Solicitors holding pre-2013 conditional fee agreements (CFAs) assigned to them by prior firms breathed a sigh of (at least temporary) relief in early May 2016, following the decision of His Honour Judge Graham Wood QC in the County Court appeal in Jones v Spire Healthcare. Briefly put, a personal injury claimant (Ms Jones) entered into a pre-2013 CFA retainer with a firm of solicitors known as Barnetts. Barnetts became insolvent and administrators were appointed. In 2014, those administrators assigned the benefits and obligations of that retainer (among others) for consideration to a new firm known as SGI Legal. Upon successful settlement of Mr Jones’s claim, SGI Legal sought to recover its costs (including success fee) pursuant to the CFA. However, the paying party objected on the grounds that the assignment could never have been valid. It argued that this was a contract of personal service (unassignable following Griffith v Tower Publishing), which did not fall within the exception relating to the assignment of contracts motivated by personal trust and confidence in a particular solicitor who moves from one firm to another (as the prior CFA case of Jenkins v Young Brothers Transport Ltd had allowed).
The District Judge at first instance accepted those arguments, but HHJ Wood QC held otherwise. He considered that the District Judge had taken an unduly narrow approach as to when personal contracts should be assignable, and had placed significant emphasis on the importance of the agreement of all three relevant parties (Mr Jones, the assignor firm Barnetts’ administrator, and the assignee firm SGI Legal).
While undoubtedly welcome news for solicitors holding work in progress (WIP) on assigned CFAs, the Circuit Judge’s decision prompts two questions going forward.
First, if the assignability of a contact of personal service does not rely upon a searching enquiry into the degree of personal trust and confidence in every case (which HHJ Wood QC opined would be disastrous for legal certainty), what does the future hold for the rule against the assignment of personal contracts? The Circuit Judge’s reasoning (at paragraphs 70-73) suggests that any personal service contract may be assigned so long as what is being assigned compromises a burden and a conditional benefit. That would seem to leave the door open to do away with the special category of personal service contracts altogether. But in circumstances where obvious public policy grounds exist (not least human rights grounds) for limiting the capacity for personal service contracts to be enforced and traded by assigned (that is, without the full consent of parties required for a novation), observers might wonder whether such a bold step is bound to be challenged.

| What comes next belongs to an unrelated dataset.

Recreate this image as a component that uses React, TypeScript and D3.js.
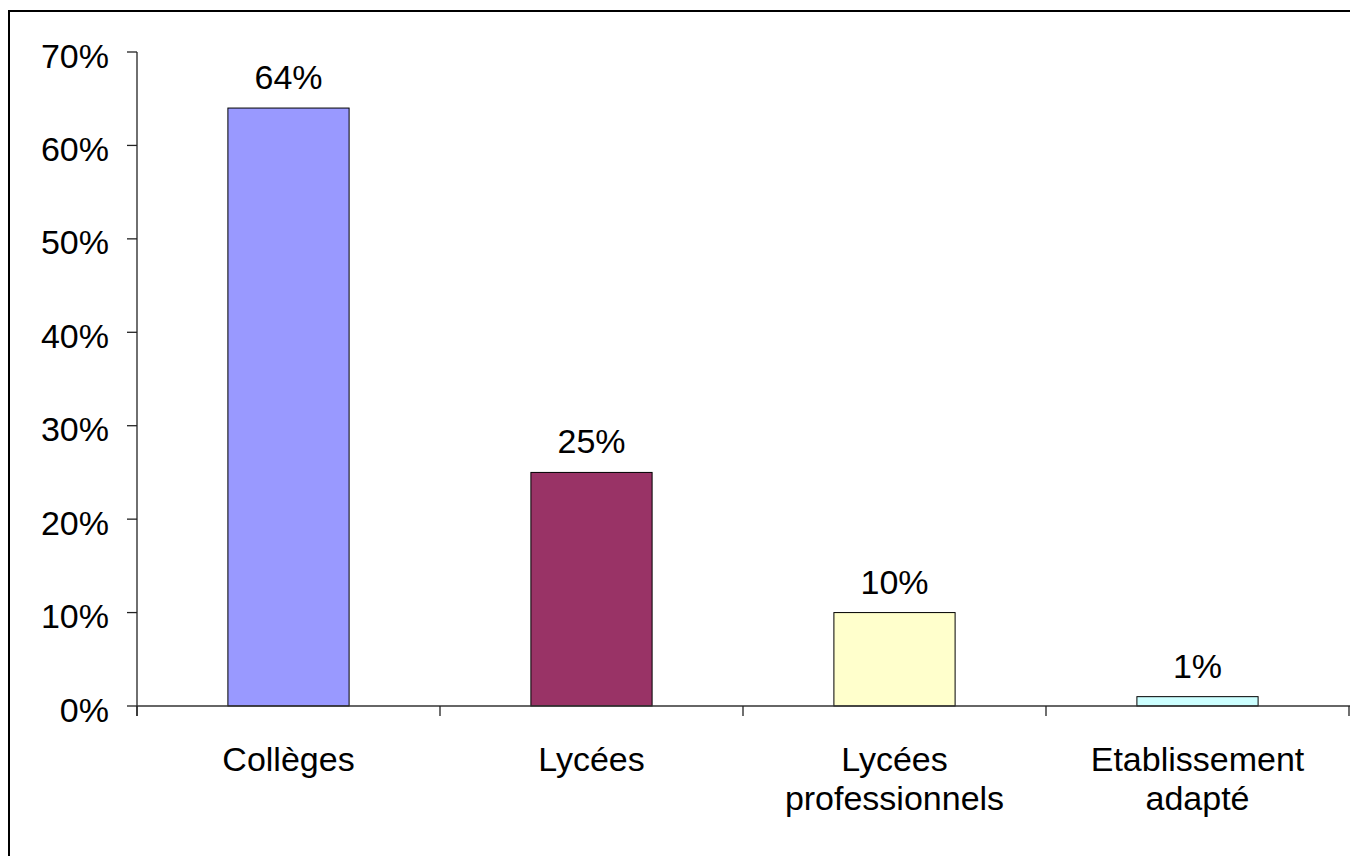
import React from "react";
import * as d3 from "d3";

const categories: string[][] = [
  ["Collèges"],
  ["Lycées"],
  ["Lycées", "professionnels"],
  ["Etablissement", "adapté"],
];
const values: number[] = [64, 25, 10, 1];
const barColors: string[] = ["#9999FF", "#993366", "#FFFFCC", "#CCFFFF"];
const yTicks: number[] = [0, 10, 20, 30, 40, 50, 60, 70];

const W = 1350;
const H = 856;
const FONT = "'Liberation Sans', Arial, sans-serif";

export default function App() {
  const x0 = 137;
  const x1 = 1349;
  const yTop = 52;
  const yBase = 706;

  const x = d3
    .scaleBand<number>()
    .domain(values.map((_, i) => i))
    .range([x0, x1])
    .paddingInner(0.6)
    .paddingOuter(0.3);
  const y = d3.scaleLinear().domain([0, 70]).range([yBase, yTop]);
  const step = x.step();
  const boundaries = d3.range(values.length + 1).map((i) => x0 + i * step);

  return (
    <svg
      width={W}
      height={H}
      style={{ position: "absolute", left: 0, top: 0, background: "#fff" }}
      fontFamily={FONT}
    >
      <rect x={0} y={0} width={W} height={H} fill="#fff" />
      <rect x={9} y={11} width={W + 50} height={H + 50} fill="none" stroke="#000" strokeWidth={2} />

      {values.map((v, i) => (
        <rect
          key={i}
          x={x(i)!}
          y={y(v)}
          width={x.bandwidth()}
          height={yBase - y(v)}
          fill={barColors[i]}
          stroke="#000"
          strokeWidth={1}
        />
      ))}

      {/* y axis */}
      <line x1={x0} x2={x0} y1={y(70)} y2={yBase + 10} stroke="#222" strokeWidth={1.3} />
      {yTicks.map((t) => (
        <g key={t}>
          <line x1={x0 - 10} x2={x0} y1={y(t)} y2={y(t)} stroke="#222" strokeWidth={1.3} />
          <text
            x={109}
            y={y(t) + 15.5}
            textAnchor="end"
            fontSize={34}
            fill="#000"
          >
            {t}%
          </text>
        </g>
      ))}

      {/* x axis */}
      <line x1={x0} x2={W} y1={yBase} y2={yBase} stroke="#333" strokeWidth={1.3} />
      {boundaries.map((b, i) => (
        <line key={i} x1={b} x2={b} y1={yBase} y2={yBase + 10} stroke="#222" strokeWidth={1.3} />
      ))}

      {/* value labels */}
      {values.map((v, i) => (
        <text
          key={i}
          x={x(i)! + x.bandwidth() / 2}
          y={y(v) - 19}
          textAnchor="middle"
          fontSize={34}
          fill="#000"
        >
          {v}%
        </text>
      ))}

      {/* category labels */}
      {categories.map((lines, i) => (
        <text
          key={i}
          x={x(i)! + x.bandwidth() / 2}
          y={771}
          textAnchor="middle"
          fontSize={34}
          fill="#000"
        >
          {lines.map((l, j) => (
            <tspan key={j} x={x(i)! + x.bandwidth() / 2} dy={j === 0 ? 0 : 38.5}>
              {l}
            </tspan>
          ))}
        </text>
      ))}
    </svg>
  );
}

Second, HHJ Wood QC placed significant emphasis on the fact that Ms Jones, Barnetts’ administrators, and SGI Legal were all in agreement and all intended the assignment to take effect. He considered it “impossible to ignore what was intended by the arrangement entered into in this case”, and suggested that, “[i]n circumstances where there is tripartite involvement” to the extent that Ms Jones herself (strictly a stranger to the assignment between the firms) entered into a deed of assignment, “it would be an unduly restrictive and overly legalistic approach to deny the parties the effect of what they intended” (paragraph 76). Doubtless Ms Jones and her solicitors’ firms all agreed to the assignment of the CFA: they all had an interest in the pre-2013 conditions continuing to apply following the collapse of Barnetts. But there is an obvious absence from the Circuit Judge’s dramatis personae: the paying party, whose interests were directly harmed by a pre-2013 CFA being validly assigned (in 2014). This imposed a practical burden in the form of success fees, payable in the era when the costs rules have been amended to restrict them. The paying party is, strictly speaking, a stranger to the assignment. But if the wishes of Ms Jones (another stranger) factor into the broad assessment of what effect the assignment should have, why shouldn’t the situation of the paying party also be considered? They are, after all, who CFAs are all about.
We might conclude that Jones v Spire Healthcare, in arriving at a practically justifiable solution to the problem of assigning historic WIP on CFAs, has exposed unintentionally some awkward compromises in this area of the law. Further appeals can be expected before the issue is fully settled.